Abstract

Title

Identifying treatment errors for lung cancer patients using EPID dosimetry and deep learning

Authors

Cecile Wolfs1, Renate van Doormaal1, Evelyn de Jong2, Richard Canters1, Frank Verhaegen1

Authors Affiliations

1GROW School for Oncology, Maastricht University Medical Centre+, Department of Radiation Oncology (Maastro), Maastricht, The Netherlands; 2Catharina Hospital, Department of Radiotherapy, Maastricht, The Netherlands

Purpose or Objective

Electronic portal imaging device (EPID) dosimetry aims to detect errors before or during radiotherapy treatment. Clinically, threshold classification methods (e.g., 10% gamma fail rate threshold) are used for detecting errors, but these methods lead to loss of information (compressing multi-dimensional EPID data into a few numbers) and cannot be used for identifying causes of errors. Advanced classification methods, such as deep learning, can use the available multi-dimensional information as input. In this study, convolutional neural networks (CNNs) were trained to detect and identify error type and magnitude of simulated treatment errors in lung cancer patients. The purpose of this simulation study is to show the applicability of CNNs for error identification, using EPID dosimetry in various scenarios.

Materials and Methods

Three lung cancer patient cohorts and various EPID dosimetry modalities were considered: (1) 69 stereotactic body radiotherapy (SBRT) plans with 2D time-integrated (TI) pre-treatment EPID dosimetry, (2) 47 VMAT or hybrid plans (with both static beams and VMAT arcs) with 2D-TI transit EPID dosimetry and (3) 46 VMAT plans with 2D time-resolved (TR) transit EPID dosimetry. Clinically realistic ranges of mechanical errors (all cohorts), anatomical changes (cohort 2 and 3) and positioning errors (cohort 2 and 3) were simulated (Figure 1). Predicted portal dose images (PDIs) containing errors were compared to error-free PDIs using (3%, 3mm) gamma analysis. For cohort 1, (3%, 1mm) gamma analysis was additionally performed and evaluated. CNNs were optimized and trained to classify errors using gamma maps as input. Three classification levels were assessed (Figure 1), from coarser to more detailed: Level 1 (main error type, e.g., anatomical change or mechanical error – cohorts 2 and 3), Level 2 (error subtype, e.g., tumor regression or systematic MLC shift – all cohorts) and Level 3 (error magnitude, e.g., >50% tumor regression or MLC shift > 1 mm – all cohorts).



Results

CNNs generally showed good performance for all classification levels (Table 1), with overfitting becoming slightly more apparent for the more detailed classification levels.
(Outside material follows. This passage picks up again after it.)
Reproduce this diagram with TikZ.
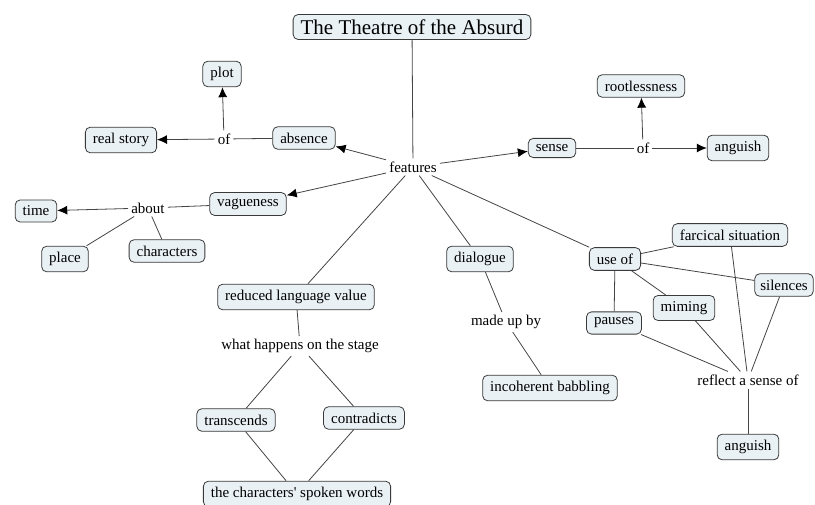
\documentclass[tikz,border=0pt]{standalone}
\usepackage{fontspec}
\newfontfamily\mapfont{Liberation Serif}
\usetikzlibrary{arrows.meta}
\definecolor{boxfill}{HTML}{E9F1F5}
\definecolor{boxline}{HTML}{3A3A3A}
\definecolor{linkline}{HTML}{444444}
\begin{document}
\begin{tikzpicture}[x=1pt, y=-1pt,
  concept/.style={draw=boxline, fill=boxfill, rounded corners=5pt, line width=0.8pt,
    inner xsep=7.5pt, inner ysep=6pt, font=\mapfont\fontsize{15}{17}\selectfont},
  linkword/.style={inner sep=3pt, font=\mapfont\fontsize{15}{17}\selectfont},
  link/.style={draw=linkline, line width=0.8pt},
  arrowlink/.style={link, -{Latex[length=10pt,width=9pt,color=black]}}]
\useasboundingbox (0,0) rectangle (815,505);
% concepts
\node [concept, inner ysep=5pt, font=\mapfont\fontsize{21}{23}\selectfont] (title) at (412,27) {The Theatre of the Absurd};
\node [linkword] (features) at (413,167) {features};
\node [concept] (plot) at (222,74) {plot};
\node [concept] (realstory) at (121,140) {real story};
\node [linkword] (ofabs) at (224,139) {of};
\node [concept] (absence) at (304,138) {absence};
\node [concept] (vagueness) at (248,204) {vagueness};
\node [linkword] (about) at (148,208) {about};
\node [concept] (time) at (36,211) {time};
\node [concept] (place) at (65,259) {place};
\node [concept] (characters) at (167,251) {characters};
\node [concept] (sense) at (552,148) {sense};
\node [linkword] (ofsense) at (643,148) {of};
\node [concept] (rootless) at (641,86) {rootlessness};
\node [concept] (anguishtop) at (738,148) {anguish};
\node [concept] (reduced) at (296,297) {reduced language value};
\node [linkword] (happens) at (300,346) {what happens on the stage};
\node [concept] (transcends) at (236,420) {transcends};
\node [concept] (contradicts) at (364,418) {contradicts};
\node [concept] (spoken) at (297,494) {the characters\textquotesingle\ spoken words};
\node [concept] (dialogue) at (480,259) {dialogue};
\node [linkword] (madeup) at (506,322) {made up by};
\node [concept] (babbling) at (550,388) {incoherent babbling};
\node [concept] (useof) at (615,259) {use of};
\node [concept] (farcical) at (730,235) {farcical situation};
\node [concept, inner xsep=5.5pt] (silences) at (784,285) {silences};
\node [concept] (miming) at (684,308) {miming};
\node [concept] (pauses) at (614,323) {pauses};
\node [linkword] (reflect) at (748,380) {reflect a sense of};
\node [concept] (anguishlow) at (748,447) {anguish};
% links from features
\draw [link] (title) -- (features);
\draw [arrowlink] (features) -- (absence);
\draw [arrowlink] (features) -- (vagueness);
\draw [arrowlink] (features) -- (sense);
\draw [link] (features) -- (reduced);
\draw [link] (features) -- (dialogue);
\draw [link] (features) -- (useof);
% absence
\draw [link] (absence) -- (ofabs);
\draw [arrowlink] (ofabs) -- (realstory);
\draw [arrowlink] (ofabs) -- (plot);
% vagueness
\draw [link] (vagueness) -- (about);
\draw [arrowlink] (about) -- (time);
\draw [link] (about) -- (place);
\draw [link] (about) -- (characters);
% sense
\draw [link] (sense) -- (ofsense);
\draw [arrowlink] (ofsense) -- (anguishtop);
\draw [arrowlink] (ofsense) -- (rootless);
% reduced language value
\draw [link] (reduced) -- (happens);
\draw [link] (happens) -- (transcends);
\draw [link] (happens) -- (contradicts);
\draw [link] (transcends) -- (spoken);
\draw [link] (contradicts) -- (spoken);
% dialogue
\draw [link] (dialogue) -- (madeup);
\draw [link] (madeup) -- (babbling);
% use of
\draw [link] (useof) -- (farcical);
\draw [link] (useof) -- (silences);
\draw [link] (useof) -- (miming);
\draw [link] (useof) -- (pauses);
\draw [link] (pauses) -- (reflect);
\draw [link] (miming) -- (reflect);
\draw [link] (farcical) -- (reflect);
\draw [link] (silences) -- (reflect);
\draw [link] (reflect) -- (anguishlow);
\end{tikzpicture}
\end{document}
For cohort 1, (3%, 1mm) gamma maps provided consistently better results than commonly used (3%, 3mm) gamma maps. As the CNNs used for cohort 3 were optimized for TI data, but not yet for TR data, their performance is lower.




Conclusion

Deep learning is a promising powerful tool for identifying types and magnitudes of treatment errors with EPID dosimetry. It can advance the field of EPID dosimetry substantially, by providing rapid, automated models for error identification, and with that, additional detailed information not currently available from EPID dosimetry. Currently, the applicability of these CNNs to clinically measured EPID data, as well as optimization of CNNs for TR data and the use of different gamma criteria and dose comparison methods as model input are under further investigation for these lung cancer cohorts.